FAYETTEVILLE, ARK. – A group of poultry growers is suing executives of Cooks Venture, accusing them of using deception to recruit growers into contracts and failing to disclose the company’s financial condition. Cooks Venture filed for Chapter 7 bankruptcy protection in April.

Thirteen plaintiffs are listed on the complaint with Cooks Venture founders Matthew Wadiak and Blake Evans, John Niemann, chief executive officer, and Tim Singleton, chief operating officer, named as defendants.

Blake Evans and Matt Wadiak, co-founder of the meal kit company, Blue Apron, founded Cooks Venture to sell a proprietary breed of chickens directly to consumers online, through retail outlets and to foodservice operators at prices comparable to competing mid- to high-attribute birds currently on the market. The plaintiffs alleged that Cooks Venture “cultivated an image as a progressive, farmer-friendly integrator with strong management.”

The reality, according to the court document, was quite the opposite.

“Cooks Venture was an undercapitalized startup whose principal officers recklessly chased scale over sustainability — and landed their enterprise in bankruptcy,” the complaint said.

Representatives of the company never made clear that Cooks Venture could not fund operations from current revenues and depended on infusions of capital and extensions of credit to stay in business.

And the company did secure infusions of funding. In February 2022, the company announced $50 million in funding from technology company PIUS. And in August of 2020, Cooks Venture and Golden West Food Group netted $10 million in Series A funding. Golden West Food Group led a $4 million funding round in January of the same year to help Cooks Venture expand distribution of its heirloom chickens.

The complaint states that Cooks Venture generated revenues of $10 to $20 million per year when the company launched in 2019. With those returns, Wadiak and Evans could have grown the company incrementally by operating a smaller processing plant in Tahlequah, Okla., and delaying use of a larger processing plant in Jay, Okla. But Wadiak and Evans chose not to pursue that strategy.

“Right out of the gate, they set a goal for Cooks Venture to slaughter 100,000 birds per week before the summer of 2019 was out — and from there rapidly scale output up to 700,000 birds per week within two years,” according to the complaint.

Without adequate capital to achieve their goal, Cooks Venture turned to outsourcing chicken growing to contract farmers which enabled the company to “avoid many of the capital requirements and risks of loss involved in expanding its broiler production capacity to the scale Mr. Wadiak and Mr.
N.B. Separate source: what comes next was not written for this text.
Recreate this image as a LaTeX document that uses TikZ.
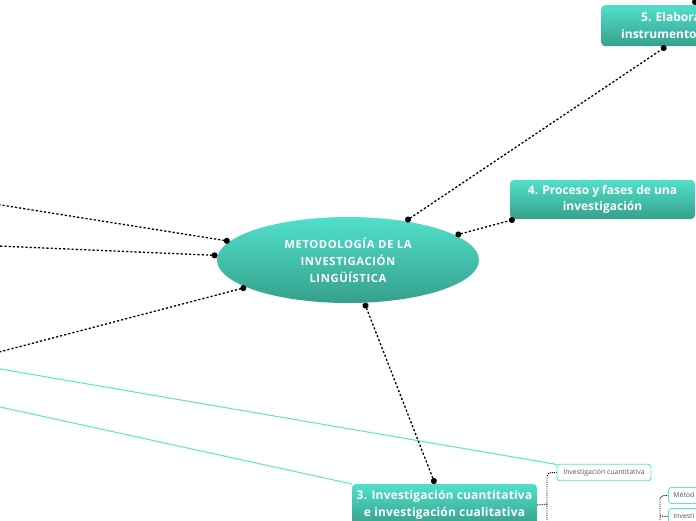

Evans desired,” the complaint state.

Facing stiff competition from larger meat processors such as Tyson, Simmons, Butterball and others for poultry growers in the Ozarks region, the lawsuit alleged that Wadiak and Evans deployed a “dishonest recruitment program that induced target farmers to make capital investments in broiler houses and sign Cooks Venture’s standard-form poultry growing contract — styled the “Regenerative Agriculture Poultry Production Agreement” — through systematic deception about the material terms of that contract, the economic returns the farmers could receive from entering such a contract with Cooks Venture, and Cooks Venture’s financial strength and ability to fulfill its obligations to growers…”

Even as the company’s financial condition deteriorated, the lawsuit alleged Singleton, Wadiak and Evans hid the truth from the public in order to secure infusions of capital from investors and maintain the confidence of material and service suppliers, including the poultry growers.

This deception prevented the growers and others from protecting themselves against the prospect of Cooks Venture’s failure, according to the complaint.

Cooks Venture closed its operations in Oklahoma and Arkansas in November of 2023. A letter to employees stated:

“While we would have preferred to provide you with more notice, due to the unexpected and last-minute lack of financing for the company’s continued operations, we were unable to do so. The company has, since at least as early as Sept. 1, 2023, been engaged in serious discussions with investors to obtain financing which, if obtained, would have enabled the company to avoid a shutdown and continue its operations. Unfortunately, earlier this week we learned that the company would not be able to obtain the anticipated financing.”

Arkansas Senator Bryan King, appealed to Governor Sarah Huckabee Sanders for a state of emergency following the closure of Cooks Venture, which left roughly 500 people suddenly unemployed. The Arkansas Department of Agriculture denied King’s request.